SHORT TASK
Return all the entries exactly, keeping pictures out.

Plotting code records
________________
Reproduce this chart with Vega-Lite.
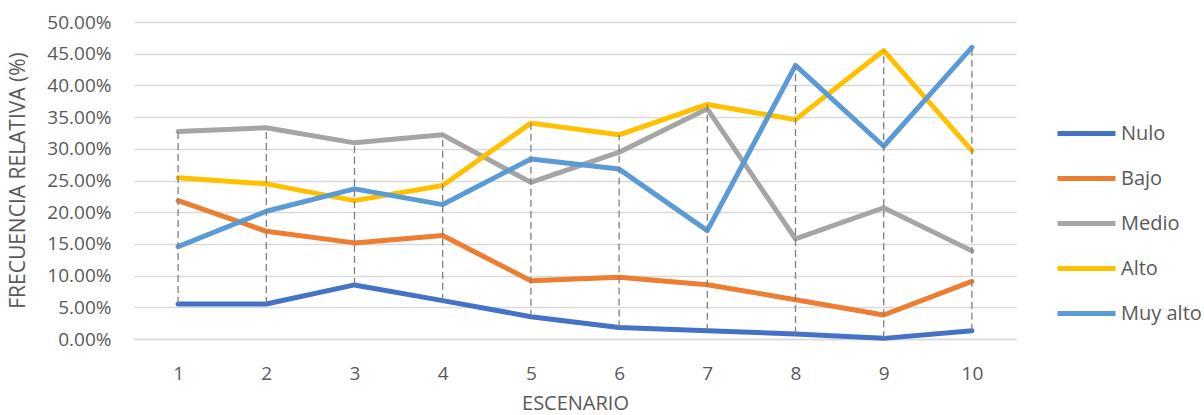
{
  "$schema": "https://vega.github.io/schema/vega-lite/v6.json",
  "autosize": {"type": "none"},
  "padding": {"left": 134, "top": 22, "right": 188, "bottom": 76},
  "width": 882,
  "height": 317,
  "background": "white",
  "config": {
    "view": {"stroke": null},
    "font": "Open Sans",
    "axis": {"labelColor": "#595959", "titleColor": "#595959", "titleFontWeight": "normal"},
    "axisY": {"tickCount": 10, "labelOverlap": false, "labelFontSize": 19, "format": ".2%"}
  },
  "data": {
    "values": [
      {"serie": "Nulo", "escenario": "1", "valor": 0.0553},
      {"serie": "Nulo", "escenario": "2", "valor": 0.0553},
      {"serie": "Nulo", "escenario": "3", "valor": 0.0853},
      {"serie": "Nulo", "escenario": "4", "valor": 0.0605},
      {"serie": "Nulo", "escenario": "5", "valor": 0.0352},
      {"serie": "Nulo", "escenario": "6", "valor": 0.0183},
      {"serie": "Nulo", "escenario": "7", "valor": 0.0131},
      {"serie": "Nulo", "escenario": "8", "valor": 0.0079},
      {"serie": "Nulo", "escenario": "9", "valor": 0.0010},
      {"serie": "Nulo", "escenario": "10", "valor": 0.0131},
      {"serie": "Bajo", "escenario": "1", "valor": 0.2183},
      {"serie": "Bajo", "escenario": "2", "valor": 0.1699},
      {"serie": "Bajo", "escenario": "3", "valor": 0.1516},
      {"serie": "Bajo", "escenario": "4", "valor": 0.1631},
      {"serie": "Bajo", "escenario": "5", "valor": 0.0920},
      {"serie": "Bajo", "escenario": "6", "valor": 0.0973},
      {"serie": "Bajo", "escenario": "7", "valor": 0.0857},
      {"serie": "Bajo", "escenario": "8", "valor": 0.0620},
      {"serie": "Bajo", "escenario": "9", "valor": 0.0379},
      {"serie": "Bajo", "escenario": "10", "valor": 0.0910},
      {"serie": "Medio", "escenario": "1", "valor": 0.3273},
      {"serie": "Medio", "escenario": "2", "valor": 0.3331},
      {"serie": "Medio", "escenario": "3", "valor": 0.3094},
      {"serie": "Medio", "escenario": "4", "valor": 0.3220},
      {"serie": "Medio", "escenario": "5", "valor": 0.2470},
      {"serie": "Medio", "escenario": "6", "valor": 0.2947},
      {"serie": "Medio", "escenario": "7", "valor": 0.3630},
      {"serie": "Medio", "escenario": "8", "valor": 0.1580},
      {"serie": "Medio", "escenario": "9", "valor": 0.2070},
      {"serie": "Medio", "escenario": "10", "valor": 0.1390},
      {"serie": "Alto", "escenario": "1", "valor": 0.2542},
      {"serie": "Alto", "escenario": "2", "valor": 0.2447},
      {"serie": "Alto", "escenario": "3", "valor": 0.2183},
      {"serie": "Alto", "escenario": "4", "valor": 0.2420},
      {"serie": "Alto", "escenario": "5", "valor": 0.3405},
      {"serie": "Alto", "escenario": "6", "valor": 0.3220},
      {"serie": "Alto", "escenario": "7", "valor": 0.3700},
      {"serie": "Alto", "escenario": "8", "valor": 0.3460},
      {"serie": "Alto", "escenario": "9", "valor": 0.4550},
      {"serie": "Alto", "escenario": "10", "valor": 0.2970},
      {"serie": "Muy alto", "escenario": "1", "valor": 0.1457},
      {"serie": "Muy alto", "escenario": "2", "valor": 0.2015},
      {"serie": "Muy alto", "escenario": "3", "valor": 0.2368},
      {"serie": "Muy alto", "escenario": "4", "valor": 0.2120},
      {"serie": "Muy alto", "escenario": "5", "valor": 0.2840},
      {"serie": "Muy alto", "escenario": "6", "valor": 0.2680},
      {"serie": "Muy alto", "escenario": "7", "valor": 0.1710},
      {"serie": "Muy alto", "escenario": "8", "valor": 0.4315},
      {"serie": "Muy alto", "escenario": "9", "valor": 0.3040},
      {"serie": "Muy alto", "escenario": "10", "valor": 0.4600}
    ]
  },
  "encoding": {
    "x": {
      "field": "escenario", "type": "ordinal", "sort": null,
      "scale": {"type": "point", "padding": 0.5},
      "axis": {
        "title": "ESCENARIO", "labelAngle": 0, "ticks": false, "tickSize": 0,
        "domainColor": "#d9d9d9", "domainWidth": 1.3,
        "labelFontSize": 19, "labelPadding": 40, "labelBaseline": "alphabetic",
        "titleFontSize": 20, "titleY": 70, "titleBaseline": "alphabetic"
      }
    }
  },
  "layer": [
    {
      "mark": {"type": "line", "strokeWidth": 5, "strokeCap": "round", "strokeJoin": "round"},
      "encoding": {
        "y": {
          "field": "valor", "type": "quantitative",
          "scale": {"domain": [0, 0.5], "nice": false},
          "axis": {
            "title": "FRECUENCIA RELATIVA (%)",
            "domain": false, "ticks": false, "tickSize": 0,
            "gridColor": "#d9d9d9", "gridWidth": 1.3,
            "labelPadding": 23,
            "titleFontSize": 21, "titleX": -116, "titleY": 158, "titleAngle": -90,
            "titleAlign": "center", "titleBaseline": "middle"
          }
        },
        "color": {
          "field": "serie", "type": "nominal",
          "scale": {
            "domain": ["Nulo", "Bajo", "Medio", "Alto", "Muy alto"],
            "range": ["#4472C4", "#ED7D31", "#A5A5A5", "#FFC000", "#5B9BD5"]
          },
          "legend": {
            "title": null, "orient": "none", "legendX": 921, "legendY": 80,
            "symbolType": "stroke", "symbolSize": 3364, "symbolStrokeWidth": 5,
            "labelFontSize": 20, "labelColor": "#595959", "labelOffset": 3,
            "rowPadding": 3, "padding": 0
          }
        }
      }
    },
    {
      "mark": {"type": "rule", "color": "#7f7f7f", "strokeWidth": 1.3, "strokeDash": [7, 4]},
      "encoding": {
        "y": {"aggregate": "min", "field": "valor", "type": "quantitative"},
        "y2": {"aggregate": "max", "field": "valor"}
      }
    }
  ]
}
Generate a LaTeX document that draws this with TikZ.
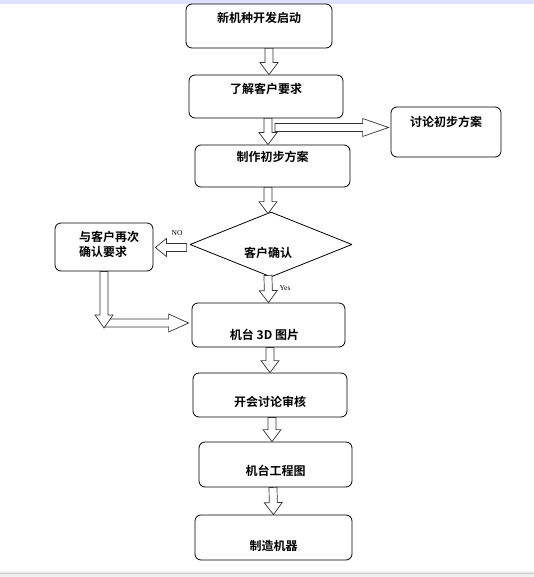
________________
SOLUTION TO THE EXERCISE
Reproduce this chart with Vega-Lite.
{
  "$schema": "https://vega.github.io/schema/vega-lite/v6.json",
  "autosize": {"type": "none"},
  "padding": {"left": 134, "top": 22, "right": 188, "bottom": 76},
  "width": 882,
  "height": 317,
  "background": "white",
  "config": {
    "view": {"stroke": null},
    "font": "Open Sans",
    "axis": {"labelColor": "#595959", "titleColor": "#595959", "titleFontWeight": "normal"},
    "axisY": {"tickCount": 10, "labelOverlap": false, "labelFontSize": 19, "format": ".2%"}
  },
  "data": {
    "values": [
      {"serie": "Nulo", "escenario": "1", "valor": 0.0553},
      {"serie": "Nulo", "escenario": "2", "valor": 0.0553},
      {"serie": "Nulo", "escenario": "3", "valor": 0.0853},
      {"serie": "Nulo", "escenario": "4", "valor": 0.0605},
      {"serie": "Nulo", "escenario": "5", "valor": 0.0352},
      {"serie": "Nulo", "escenario": "6", "valor": 0.0183},
      {"serie": "Nulo", "escenario": "7", "valor": 0.0131},
      {"serie": "Nulo", "escenario": "8", "valor": 0.0079},
      {"serie": "Nulo", "escenario": "9", "valor": 0.0010},
      {"serie": "Nulo", "escenario": "10", "valor": 0.0131},
      {"serie": "Bajo", "escenario": "1", "valor": 0.2183},
      {"serie": "Bajo", "escenario": "2", "valor": 0.1699},
      {"serie": "Bajo", "escenario": "3", "valor": 0.1516},
      {"serie": "Bajo", "escenario": "4", "valor": 0.1631},
      {"serie": "Bajo", "escenario": "5", "valor": 0.0920},
      {"serie": "Bajo", "escenario": "6", "valor": 0.0973},
      {"serie": "Bajo", "escenario": "7", "valor": 0.0857},
      {"serie": "Bajo", "escenario": "8", "valor": 0.0620},
      {"serie": "Bajo", "escenario": "9", "valor": 0.0379},
      {"serie": "Bajo", "escenario": "10", "valor": 0.0910},
      {"serie": "Medio", "escenario": "1", "valor": 0.3273},
      {"serie": "Medio", "escenario": "2", "valor": 0.3331},
      {"serie": "Medio", "escenario": "3", "valor": 0.3094},
      {"serie": "Medio", "escenario": "4", "valor": 0.3220},
      {"serie": "Medio", "escenario": "5", "valor": 0.2470},
      {"serie": "Medio", "escenario": "6", "valor": 0.2947},
      {"serie": "Medio", "escenario": "7", "valor": 0.3630},
      {"serie": "Medio", "escenario": "8", "valor": 0.1580},
      {"serie": "Medio", "escenario": "9", "valor": 0.2070},
      {"serie": "Medio", "escenario": "10", "valor": 0.1390},
      {"serie": "Alto", "escenario": "1", "valor": 0.2542},
      {"serie": "Alto", "escenario": "2", "valor": 0.2447},
      {"serie": "Alto", "escenario": "3", "valor": 0.2183},
      {"serie": "Alto", "escenario": "4", "valor": 0.2420},
      {"serie": "Alto", "escenario": "5", "valor": 0.3405},
      {"serie": "Alto", "escenario": "6", "valor": 0.3220},
      {"serie": "Alto", "escenario": "7", "valor": 0.3700},
      {"serie": "Alto", "escenario": "8", "valor": 0.3460},
      {"serie": "Alto", "escenario": "9", "valor": 0.4550},
      {"serie": "Alto", "escenario": "10", "valor": 0.2970},
      {"serie": "Muy alto", "escenario": "1", "valor": 0.1457},
      {"serie": "Muy alto", "escenario": "2", "valor": 0.2015},
      {"serie": "Muy alto", "escenario": "3", "valor": 0.2368},
      {"serie": "Muy alto", "escenario": "4", "valor": 0.2120},
      {"serie": "Muy alto", "escenario": "5", "valor": 0.2840},
      {"serie": "Muy alto", "escenario": "6", "valor": 0.2680},
      {"serie": "Muy alto", "escenario": "7", "valor": 0.1710},
      {"serie": "Muy alto", "escenario": "8", "valor": 0.4315},
      {"serie": "Muy alto", "escenario": "9", "valor": 0.3040},
      {"serie": "Muy alto", "escenario": "10", "valor": 0.4600}
    ]
  },
  "encoding": {
    "x": {
      "field": "escenario", "type": "ordinal", "sort": null,
      "scale": {"type": "point", "padding": 0.5},
      "axis": {
        "title": "ESCENARIO", "labelAngle": 0, "ticks": false, "tickSize": 0,
        "domainColor": "#d9d9d9", "domainWidth": 1.3,
        "labelFontSize": 19, "labelPadding": 40, "labelBaseline": "alphabetic",
        "titleFontSize": 20, "titleY": 70, "titleBaseline": "alphabetic"
      }
    }
  },
  "layer": [
    {
      "mark": {"type": "line", "strokeWidth": 5, "strokeCap": "round", "strokeJoin": "round"},
      "encoding": {
        "y": {
          "field": "valor", "type": "quantitative",
          "scale": {"domain": [0, 0.5], "nice": false},
          "axis": {
            "title": "FRECUENCIA RELATIVA (%)",
            "domain": false, "ticks": false, "tickSize": 0,
            "gridColor": "#d9d9d9", "gridWidth": 1.3,
            "labelPadding": 23,
            "titleFontSize": 21, "titleX": -116, "titleY": 158, "titleAngle": -90,
            "titleAlign": "center", "titleBaseline": "middle"
          }
        },
        "color": {
          "field": "serie", "type": "nominal",
          "scale": {
            "domain": ["Nulo", "Bajo", "Medio", "Alto", "Muy alto"],
            "range": ["#4472C4", "#ED7D31", "#A5A5A5", "#FFC000", "#5B9BD5"]
          },
          "legend": {
            "title": null, "orient": "none", "legendX": 921, "legendY": 80,
            "symbolType": "stroke", "symbolSize": 3364, "symbolStrokeWidth": 5,
            "labelFontSize": 20, "labelColor": "#595959", "labelOffset": 3,
            "rowPadding": 3, "padding": 0
          }
        }
      }
    },
    {
      "mark": {"type": "rule", "color": "#7f7f7f", "strokeWidth": 1.3, "strokeDash": [7, 4]},
      "encoding": {
        "y": {"aggregate": "min", "field": "valor", "type": "quantitative"},
        "y2": {"aggregate": "max", "field": "valor"}
      }
    }
  ]
}
Generate a LaTeX document that draws this with TikZ.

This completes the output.